Michigan state police in October finished installing a $200 million statewide digital system. The system led to the apprehension of a person fleeing from Grand Rapids to Detroit because police could easily communicate, a spokesman at the Michigan's Public Safety Communications System office said.

Even with Tuesday's shipment of Uniden radios, some hobbyists - and drug dealers and tow truck drivers, too, police point out - still won't be able to listen everywhere. Michigan, for instance, uses a system the new consumer scanners can't pick up. Uniden expects to have a unit that will pick up the majority of signals by late 2003, said Scott Carpenter, a products manager for the Fort Worth-based company.

The Philadelphia police just before Christmas converted from analog to digital at a cost of $52 million. The department now has 3,400 digital radios, said Deputy Police Commissioner Charles Brennan.

Philadelphia still transmits in analog, but will probably switch solely to digital by February, Brennan said. He said the switch hadn't yet been made out of consideration for neighborhood watch groups and news media that monitor police scanners.

"All we want to do is make sure that (the new radios) do what they say they'll be able to do," he said.

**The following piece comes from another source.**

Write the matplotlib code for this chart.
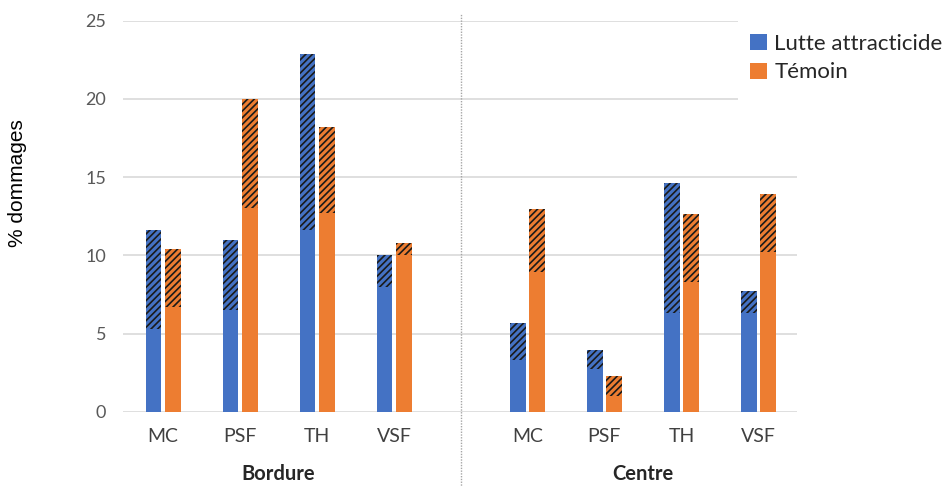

It's unclear exactly how many emergency departments nationwide have switched to digital systems, but it is the trend, said Ron Harafeth, a director of Project 25, an offshoot program of the Association of Public-Safety Communications officials. The 12-year project created the technical standards behind the digital systems.

"A lot of federal agencies are mandating Project 25 for any new implementations. That's going to drive what happens in rest of local government," he said. "There's a big push for compatibility and interoperability."